One other plan guide enhancement that doesn't seem to be mentioned in BOL is that you can use plan guides for INSERT, UPDATE, DELETE, or even MERGE statements in SQL Server 2008. This feature works in the SQL Server 2008 Nov CTP (CTP5).
As always the standard disclaimer is "query hints are (usually) evil" but if you're desperate enough to need plan forcing or plan freezing, its good to know that its there.
One reason why I've seen people use plan freezing is as a hedge against plan instability that can result from what's known as "parameter sniffing". Parameter sniffing is usually a good thing; the query processor sniffs the parameter values the first time you execute a parameterized stored procedure and uses the statistics based on those parameters accordingly. However, if your "first time execution" was based on uncommon parameter values, you're now stuck with a suboptimal plan. Plan freezing can be use to freeze a plan that's most optimal and "override" parameter sniffing. You just have to catch such a plan in the cache.

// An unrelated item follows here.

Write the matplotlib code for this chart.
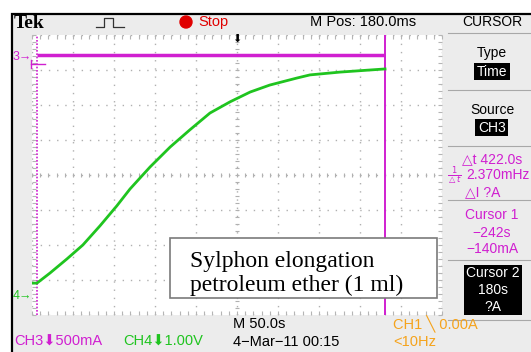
import numpy as np
import matplotlib.pyplot as plt
from matplotlib.patches import Rectangle, Circle

# scope trace data, in screen divisions (10 x 8 graticule, 50 s/div)
green_x = [0, 0.12, 0.44, 0.85, 1.24, 1.66, 2.07, 2.39, 2.88, 3.37, 3.85,
           4.34, 4.83, 5.32, 5.80, 6.46, 6.78, 7.51, 8.61]
green_y = [0.91, 0.91, 1.20, 1.60, 2.00, 2.55, 3.12, 3.60, 4.23, 4.80, 5.29,
           5.77, 6.09, 6.37, 6.57, 6.77, 6.86, 6.94, 7.03]
magenta_x = [0.12, 8.61]
magenta_y = [7.43, 7.43]
cursor1_x = 0.12
cursor2_x = 8.61

MAG = "#d01fd0"
GRN = "#1fc41f"
ORG = "#f5a31c"
W, H = 531, 352

fig = plt.figure(figsize=(W / 100, H / 100), dpi=100)

# background (screen frame)
bg = fig.add_axes([0, 0, 1, 1], zorder=0)
bg.set_xlim(0, W)
bg.set_ylim(H, 0)
bg.axis("off")
bg.add_patch(Rectangle((12, 14), 540, 360, fc="#ececec", ec="black", lw=1.6))

# graticule
gx0, gy0, gx1, gy1 = 32, 35, 442, 315
gr = fig.add_axes([gx0 / W, (H - gy1) / H, (gx1 - gx0) / W, (gy1 - gy0) / H], zorder=1)
gr.set_facecolor("white")
gr.set_xlim(0, 10)
gr.set_ylim(0, 8)
for s in gr.spines.values():
    s.set_visible(False)
gr.set_xticks(np.arange(0, 11, 1))
gr.set_yticks(np.arange(0, 9, 1))
gr.set_xticks(np.arange(0, 10.01, 0.2), minor=True)
gr.set_yticks(np.arange(0, 8.01, 0.2), minor=True)
gr.tick_params(which="both", direction="in", length=3, width=0.8, color="#b5b5b5",
               top=True, right=True, labelleft=False, labelbottom=False)
gr.grid(True, which="major", color="#b0b0b0", linestyle=(0, (1, 4.9)), lw=1.0)
minx = np.arange(0, 10.01, 0.2)
miny = np.arange(0, 8.01, 0.2)
gr.vlines(minx, 4 - 0.06, 4 + 0.06, color="#b0b0b0", lw=0.8)
gr.hlines(miny, 5 - 0.05, 5 + 0.05, color="#b0b0b0", lw=0.8)

# cursors and traces
gr.axvline(cursor1_x, color=MAG, lw=1.2, linestyle=(0, (1, 1)))
gr.axvline(cursor2_x, color=MAG, lw=1.4)
gr.plot(magenta_x, magenta_y, color=MAG, lw=2.5, solid_capstyle="butt")
gr.plot(green_x, green_y, color=GRN, lw=2.0)

# overlay text
ov = fig.add_axes([0, 0, 1, 1], zorder=2)
ov.set_xlim(0, W)
ov.set_ylim(H, 0)
ov.axis("off")

sans = ["Liberation Sans", "DejaVu Sans"]
fs = 10.5
fp = 10

ov.text(14, 23, "Tek", family="Liberation Serif", weight="bold", fontsize=14, va="center")
ov.plot([96, 104, 104, 113, 113, 124], [27, 27, 18, 18, 27, 27], color="#333333", lw=0.9)
ov.add_patch(Circle((186, 22), 6, color="#e00000"))
ov.text(198, 22, "Stop", color="#e00000", family=sans, fontsize=fs, va="center")
ov.text(310, 22, "M Pos: 180.0ms", color="black", family=sans, fontsize=fs, va="center")
ov.text(237, 39, "⬇", color="black", family=sans, fontsize=8, ha="center", va="center")

# left markers
ov.text(13, 57, "3→", color=MAG, family=sans, fontsize=9, va="center")
ov.plot([31, 31], [60, 68], color=MAG, lw=1)
ov.plot([31, 45], [64, 64], color=MAG, lw=1)
ov.text(13, 296, "4→", color=GRN, family=sans, fontsize=9, va="center")

# right panel
for y in [33, 90, 146, 200, 260, 320]:
    ov.plot([448, 531], [y, y], color="#a8a8a8", lw=0.8)
cx = 492
ov.text(cx, 22, "CURSOR", family=sans, fontsize=fp, ha="center", va="center")
ov.text(cx, 53, "Type", family=sans, fontsize=fp, ha="center", va="center")
ov.add_patch(Rectangle((474, 63), 36, 17, fc="black"))
ov.text(cx, 71.5, "Time", color="white", family=sans, fontsize=fp, ha="center", va="center")
ov.text(cx, 110, "Source", family=sans, fontsize=fp, ha="center", va="center")
ov.add_patch(Rectangle((475, 119), 33, 17, fc="black"))
ov.text(cx, 127.5, "CH3", color="white", family=sans, fontsize=fp, ha="center", va="center")
ov.text(462, 159, "△t 422.0s", color=MAG, family=sans, fontsize=fp, va="center")
ov.text(447, 176, r"$\frac{1}{\triangle t}$", color=MAG, fontsize=8.5, va="center")
ov.text(466, 175, "2.370mHz", color=MAG, family=sans, fontsize=fp, va="center")
ov.text(465, 192, "△I ?A", color=MAG, family=sans, fontsize=fp, va="center")
ov.text(cx, 215, "Cursor 1", color=MAG, family=sans, fontsize=fp, ha="center", va="center")
ov.text(cx, 233, "−242s", color=MAG, family=sans, fontsize=fp, ha="center", va="center")
ov.text(cx, 249, "−140mA", color=MAG, family=sans, fontsize=fp, ha="center", va="center")
ov.add_patch(Rectangle((464, 265), 58, 50, fc="black"))
ov.text(cx + 1, 273, "Cursor 2", color="white", family=sans, fontsize=fp, ha="center", va="center")
ov.text(cx + 1, 290, "180s", color="white", family=sans, fontsize=fp, ha="center", va="center")
ov.text(cx + 1, 307, "?A", color="white", family=sans, fontsize=fp, ha="center", va="center")

# bottom status line
ov.text(14, 342, "CH3⬇500mA", color=MAG, family=sans, fontsize=fs, va="center")
ov.text(123, 342, "CH4⬇1.00V", color=GRN, family=sans, fontsize=fs, va="center")
ov.text(233, 324, "M 50.0s", color="black", family=sans, fontsize=fs, va="center")
ov.text(233, 342, "4−Mar−11 00:15", color="black", family=sans, fontsize=fs, va="center")
ov.text(393, 324, "CH1 ╲ 0.00A", color=ORG, family=sans, fontsize=fs, va="center")
ov.text(393, 342, "<10Hz", color=ORG, family=sans, fontsize=fs, va="center")

# annotation box
ov.add_patch(Rectangle((170, 238), 267, 60, fc="white", ec="#7a7a7a", lw=1.2))
ov.text(190, 262, "Sylphon elongation", family="Liberation Serif", fontsize=17, va="center")
ov.text(190, 285, "petroleum ether (1 ml)", family="Liberation Serif", fontsize=17, va="center")

fig.savefig("out.png", dpi=100)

The drawback is, of course, that you are stuck with the same plan even if the statistics change. I'm sometimes accused of liking plan guides and plan forcing too much, but perhaps it's because I'd oftentimes get a call when parameter sniffing (or a service pack: yes, it does happen every now and again) changed to a query plan that is suboptimal. For those trouble calls (ie, "my query just starting running 4 times slower today and the plan is different from yesterday") plan_guides/forcing let you change the plan without changing the underlying code. When the fix arrives, you just disable the plan guide to let the optimizer go on its merry way.